See, also, Commercial Union Assurance Co. v. Creek Cotton Oil Co., 96 Okla. 189, 221 P. 499; Sanditen v. Allied Refining Co., 84 Okla. 47, 202 P. 316; Sherman v. Pacific Coast Pipe Co. 60 Okla. 103. 159 P. 333; Swift Co. v. Colvert, 127 Okla. 80, 259 P. 844.
The stipulation of facts in the instant case respecting the issuance and receipt of the warrant for $9.45, recites:
"That when the warrant was delivered, the officers of school district No. 62 claimed and contended that school district No. 17 was not entitled to transfer fees after the said Ruth Houx attained the age of 21 years, which was on the 12th day of October, 1924, and that school district No. 62 was not bound to pay after said date. The officers of school district No. 17 claimed and contended that school district No. 17 was entitled to transfer fees for the said Ruth Houx after the 12th day of October, 1924, and that said school district No. 62, was bound to pay said fees, and the claims and contentions were communicated to each other. That the officers of school district No. 62 refused to issue a warrant for the entire claim for tuition under the written advice of the county superintendent and the state superintendent of education."
The statement of facts is not sufficient to show that the warrant was accepted by district No. 17 in full settlement of the amount claimed to be due.
It is next contended by plaintiff in error that the fund out of which the transfer fees should have been paid was a special fund and that no personal liability arose against the district for the payment of the fees, that plaintiff's remedy, if any, was by mandamus to compel the officers to draw a warrant on the fund for the payment of the claim; and that the justice court was without jurisdiction. The stipulation of facts does not disclose whether the fund was on hand at the time the action was commenced, or whether it had been transferred or appropriated to other uses by the school district No. 62. It may be district No. 17 could have proceeded by mandamus as suggested by the plaintiff in error, but upon this we do not decide, but we are of the opinion that that remedy or action was not exclusive under the record presented in this case. We have examined the case of Theis v. Board of County Com'rs, 9 Okla. 643, 60 P. 505, cited by the plaintiff in error, but do not consider it controlling or applicable when applied to the facts here presented. While the question as to whether the action was properly brought was not there presented, this court, in the case of School District No. 61 v. Consolidated District No. 2, supra, sustained a recovery for transfer fees in favor of the plaintiff.

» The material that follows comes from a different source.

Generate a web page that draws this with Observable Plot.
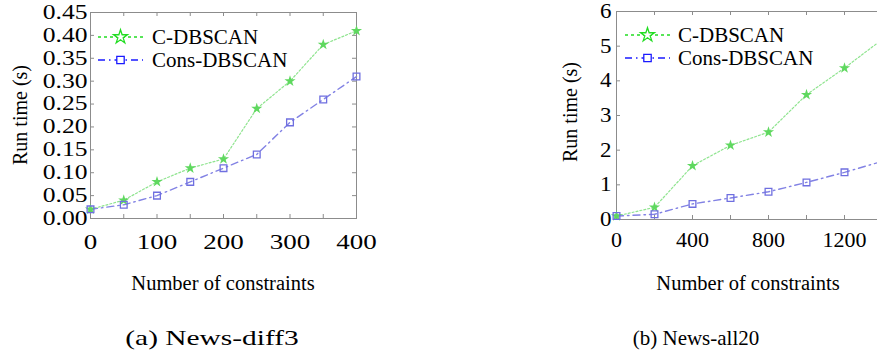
<!DOCTYPE html>
<html><head><meta charset="utf-8">
<script src="https://cdn.jsdelivr.net/npm/d3@7"></script>
<script src="https://cdn.jsdelivr.net/npm/@observablehq/plot@0.6"></script>
<style>
html,body{margin:0;padding:0;background:#fff;overflow:hidden;}
#wrap{position:relative;width:877px;height:351px;overflow:hidden;font-family:"Liberation Serif","Times New Roman",serif;color:#000;background:#fff;}
#wrap svg text{font-family:"Liberation Serif","Times New Roman",serif !important;}
.abs{position:absolute;white-space:nowrap;line-height:1;font-family:"Liberation Serif","Times New Roman",serif;}
svg{position:absolute;top:0;}
</style></head><body><div id="wrap"></div>
<script>
// ---- data ----
const seriesNames = ["C-DBSCAN", "Cons-DBSCAN"];
const xTitle = "Number of constraints";
const yTitle = "Run time (s)";
const captions = ["(a) News-diff3", "(b) News-all20"];

const leftX = [0, 50, 100, 150, 200, 250, 300, 350, 400];
const leftC = [0.02, 0.04, 0.08, 0.11, 0.13, 0.24, 0.30, 0.38, 0.41];
const leftCons = [0.02, 0.03, 0.05, 0.08, 0.11, 0.14, 0.21, 0.26, 0.31];
const leftXTicks = [0, 50, 100, 150, 200, 250, 300, 350, 400];
const leftXLabels = [0, 100, 200, 300, 400];
const leftYTicks = [0, 0.05, 0.10, 0.15, 0.20, 0.25, 0.30, 0.35, 0.40, 0.45];

const rightX = [0, 200, 400, 600, 800, 1000, 1200, 1400];
const rightC = [0.10, 0.35, 1.55, 2.14, 2.52, 3.60, 4.37, 5.20];
const rightCons = [0.10, 0.15, 0.45, 0.62, 0.80, 1.07, 1.36, 1.68];
const rightXTicks = [0, 200, 400, 600, 800, 1000, 1200, 1400, 1600];
const rightXLabels = [0, 400, 800, 1200];
const rightYTicks = [0, 1, 2, 3, 4, 5, 6];

const wrap = document.getElementById("wrap");
const greenLine = "#8fe48f", greenDot = "#5fd85f";
const blueLine = "#8282e4", blueDot = "#6f6fe0";
const axisGray = "#8c8c8c";

function scaleLabels(svg, sel, sx) {
  svg.querySelectorAll(sel).forEach(t => {
    const tr = t.getAttribute("transform");
    if (tr) t.setAttribute("transform", tr + ` scale(${sx},1)`);
    else {
      const x = +t.getAttribute("x") || 0, y = +t.getAttribute("y") || 0;
      t.removeAttribute("x"); t.removeAttribute("y");
      t.setAttribute("transform", `translate(${x},${y}) scale(${sx},1)`);
    }
  });
}

function panel(o) {
  const rows = o.xs.map((x, i) => ({x, c: o.c[i], cons: o.cons[i]}));
  const W = o.width - o.mL - o.mR, H = o.height - o.mT - o.mB;
  const svg = Plot.plot({
    width: o.width, height: o.height,
    marginLeft: o.mL, marginTop: o.mT, marginRight: o.mR, marginBottom: o.mB,
    x: {domain: o.xDomain}, y: {domain: o.yDomain},
    style: {fontFamily: "Liberation Serif", fontSize: "20px", background: "transparent", color: "#000", overflow: "visible"},
    marks: [
      Plot.tickX(o.xTicks, {x: d => d, stroke: axisGray, insetTop: H - 4}),
      Plot.tickX(o.xTicks, {x: d => d, stroke: axisGray, insetBottom: H - 4}),
      Plot.tickY(o.yTicks, {y: d => d, stroke: axisGray, insetRight: W - 4}),
      Plot.tickY(o.yTicks, {y: d => d, stroke: axisGray, insetLeft: W - 4}),
      Plot.frame({stroke: axisGray}),
      Plot.axisX(o.xLabels, {tickSize: 0, tickPadding: o.xPad, tickFormat: d3.format("d"), label: null, fill: "#000"}),
      Plot.axisY(o.yTicks, {tickSize: 0, tickPadding: o.yPad, tickFormat: o.yFmt, label: null, fill: "#000"}),
      Plot.line(rows, {x: "x", y: "c", stroke: greenLine, strokeWidth: 1.2, strokeDasharray: "2,2"}),
      Plot.line(rows, {x: "x", y: "cons", stroke: blueLine, strokeWidth: 1.4, strokeDasharray: "7,4,1.5,4"}),
      Plot.dot(rows, {x: "x", y: "c", symbol: "star", fill: greenDot, r: 3.5}),
      Plot.dot(rows, {x: "x", y: "cons", symbol: "square", stroke: blueDot, fill: "none", r: 3.8, strokeWidth: 1.3})
    ]
  });
  svg.style.left = o.left + "px";
  scaleLabels(svg, 'g[aria-label="x-axis tick label"] text', o.sxX);
  scaleLabels(svg, 'g[aria-label="y-axis tick label"] text', o.sxY);
  wrap.appendChild(svg);
}

function text(str, cx, cy, size, extra = "") {
  const d = document.createElement("div");
  d.className = "abs";
  d.textContent = str;
  d.style.left = cx + "px"; d.style.top = cy + "px";
  d.style.fontSize = size + "px";
  d.style.transform = "translate(-50%,-50%) " + extra;
  wrap.appendChild(d);
}

function legend(x0, x1, ys, tx) {
  const ns = "http://www.w3.org/2000/svg";
  const s = document.createElementNS(ns, "svg");
  s.setAttribute("width", 877); s.setAttribute("height", 351);
  s.style.left = "0px"; s.style.pointerEvents = "none";
  const mid = (x0 + x1) / 2;
  const specs = [
    {stroke: "#22dd22", dash: "3,3", sym: "star"},
    {stroke: "#1a1aff", dash: "7,4,1.5,4", sym: "square"}
  ];
  specs.forEach((sp, i) => {
    const y = ys[i];
    const l = document.createElementNS(ns, "line");
    l.setAttribute("x1", x0); l.setAttribute("x2", x1); l.setAttribute("y1", y); l.setAttribute("y2", y);
    l.setAttribute("stroke", sp.stroke); l.setAttribute("stroke-width", 1.3); l.setAttribute("stroke-dasharray", sp.dash);
    s.appendChild(l);
    const p = document.createElementNS(ns, "path");
    const sym = sp.sym === "star" ? d3.symbol(d3.symbolStar, 60) : d3.symbol(d3.symbolSquare, 55);
    p.setAttribute("d", sym());
    p.setAttribute("transform", `translate(${mid},${y})`);
    p.setAttribute("fill", "#fff"); p.setAttribute("stroke", sp.stroke); p.setAttribute("stroke-width", 1.3);
    s.appendChild(p);
    const d = document.createElement("div");
    d.className = "abs"; d.textContent = seriesNames[i];
    d.style.left = tx + "px"; d.style.top = y + "px"; d.style.fontSize = "21px";
    d.style.transform = "translateY(-50%)";
    wrap.appendChild(d);
  });
  wrap.appendChild(s);
}

panel({left: 0, width: 390, height: 270, mL: 90, mT: 12, mR: 34, mB: 52,
  xDomain: [0, 400], yDomain: [0, 0.45], xs: leftX, c: leftC, cons: leftCons,
  xTicks: leftXTicks, xLabels: leftXLabels, yTicks: leftYTicks, yFmt: d3.format(".2f"),
  xPad: 16, yPad: 3, sxX: 1.35, sxY: 1.28});

panel({left: 530, width: 420, height: 270, mL: 86, mT: 11, mR: 30, mB: 51,
  xDomain: [0, 1600], yDomain: [0, 6], xs: rightX, c: rightC, cons: rightCons,
  xTicks: rightXTicks, xLabels: rightXLabels, yTicks: rightYTicks, yFmt: d3.format("d"),
  xPad: 13, yPad: 5, sxX: 1.1, sxY: 1.15});

legend(98, 143, [37, 60], 152);
legend(625, 670, [35, 58], 678);

text(yTitle, 19.5, 115, 20, "rotate(-90deg)");
text(yTitle, 570, 112, 20, "rotate(-90deg)");
text(xTitle, 223, 283, 20.5);
text(xTitle, 748, 283, 20.5);
text(captions[0], 212, 338, 21, "scaleX(1.4)");
text(captions[1], 696, 338, 21);
</script></body></html>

We find no reversible error in the record. and are of the opinion that the judgment of the trial court should be and it is hereby affirmed.
BENNETT, TEEHEE, REID, and FOSTER, Commissioners, concur.
By the Court: It is so ordered.
Note — See "Accord and Satisfaction," 1 C. J. § 16, p. 529, n. 80. "Compromise and Settlement," 12 C. J. § 11, p. 320, n. 68. "Schools and School Districts," 35 Cyc. p. 818, n. 66; p. 1111, n. 7; p. 1119, n. 77.